There's two main pieces of advice I can give that hasn't been mentioned:

1) Things go slower in PbP, even if everyone's posting 1/day. As such, plan for adventures that don't take as long to get from point A to B as you would a live game. If you've ever read an Adventure Path by Pathfinder or D&D, that's too long to realistically run well in PbP the vast majority of the time.

2) Expectations, expectations, expectations. State clearly what you as GM want, how you intend to run your game, communicate when things change, and you'll avoid most problems. Railroading vs. sandbox? Just tell people what you'll do. Here's an example of what I wrote for my last game recruitment:

Quote:
Railroad v. Sandbox: You have your overarching goal. There will be multiple paths and options to get there, plus multiple ways to go about saving the Princess.
If this was too loose for someone or too rigid, then they probably didn't apply in the first place leaving those players who were cool with this response. It's not just railroading vs/ sandbox though, but your other preferences and style and you'll do fine.

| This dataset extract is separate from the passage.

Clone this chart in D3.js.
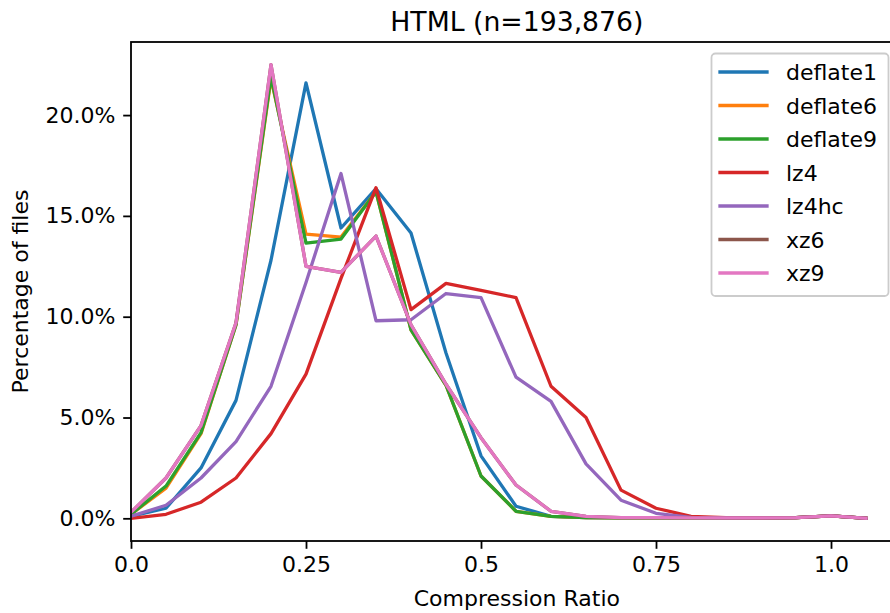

In my opinion, the difference between railroading and flexibility is motivation. If you as a DM have a story you want to tell and you want it to go a certain way, provide the PCs with the real, lived motivation to accomplish what you want them to. Make them want to follow your story, and no one will ever perceive it as railroading. Railroading is simply a term used when the DM tells the players by fiat that they have to take a certain course of action. Don't tell them they have to; let them tell you they have to.

Quote:
Originally Posted by Farland View Post
In my opinion, the difference between railroading and flexibility is motivation. If you as a DM have a story you want to tell and you want it to go a certain way, provide the PCs with the real, lived motivation to accomplish what you want them to. Make them want to follow your story, and no one will ever perceive it as railroading. Railroading is simply a term used when the DM tells the players by fiat that they have to take a certain course of action. Don't tell them they have to; let them tell you they have to.
This.

A lot of this has to do with whether your players trust you, too. I've been in games (both here and real-world tabletop) where the GM took a decidedly "Me vs Them" stance. I've played games where the GM really wanted nothing more than to write a story and expected the players to walk through it. Neither resulted in much player investment, which led to nobody really having much fun.

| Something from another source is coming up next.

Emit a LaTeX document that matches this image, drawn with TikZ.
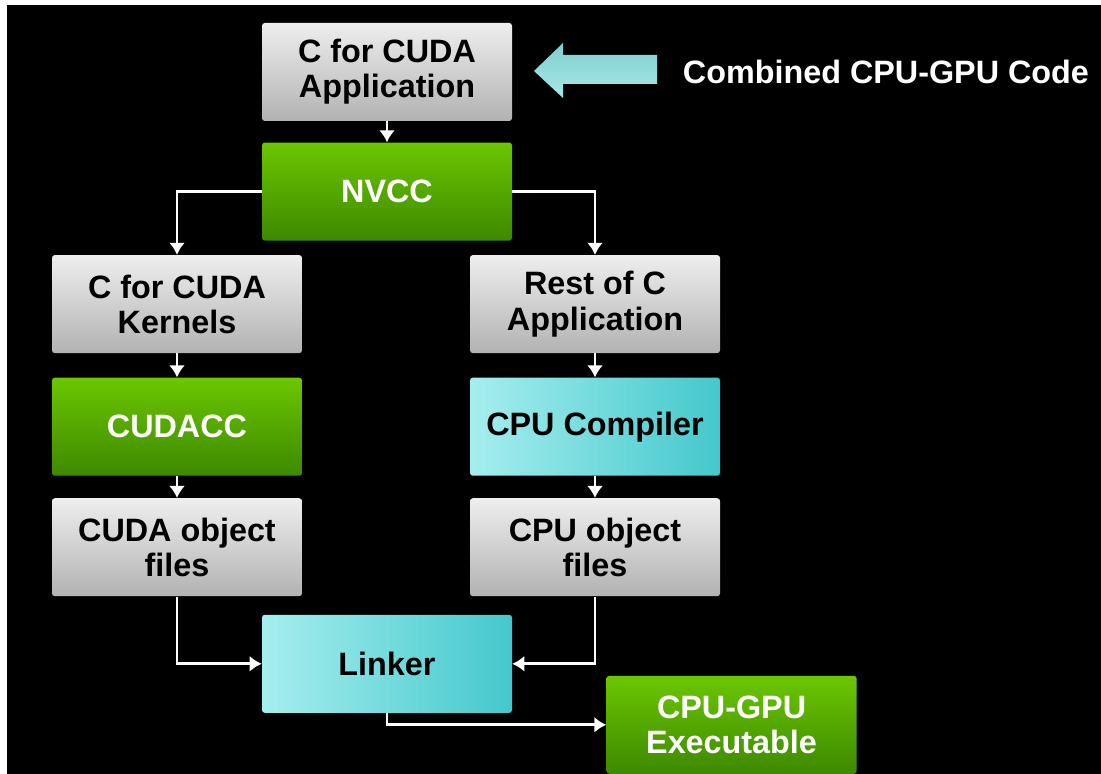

The trick is, as Farland mentions, to hook the players. The last game I ran here before my extended hiatus little more than an extension of the Trouble in Nentir Vale adventure for 4th Edition. The difference was in the characters. Some had direct connections to the plot through their backgrounds. Other characters had direct connections to those characters (a "my friend is going, so I'll go to" sort of thing). Still others were ... less than enthusiastic about participating (from an in-character perspective), having very little direct connection to the initial events, but were given other hooks to follow as the adventure progressed.

When all was said and done, every one of the players had at least one thread woven directly into the otherwise very generic plot of the adventure. They were all eager to see where their stories led.

Quote:
Originally Posted by Farland View Post
In my opinion, the difference between railroading and flexibility is motivation.
No, it's not. That's the difference between railroad and participationism.
Neither of these is "flexible" in any way, except in coming up with personalized inducements to follow the rails.

Quote:
Originally Posted by Peacemonger View Post
2) Expectations, expectations, expectations. State clearly what you as GM want, how you intend to run your game, communicate when things change, and you'll avoid most problems. Railroading vs. sandbox? Just tell people what you'll do. Here's an example of what I wrote for my last game recruitment:

If this was too loose for someone or too rigid, then they probably didn't apply in the first place leaving those players who were cool with this response. It's not just railroading vs/ sandbox though, but your other preferences and style and you'll do fine.
Yes, and this is IMO the best way to do that. Nobody's time is wasted and the GM ends up with players that are looking to enable his or her preferred style. How much better can it get?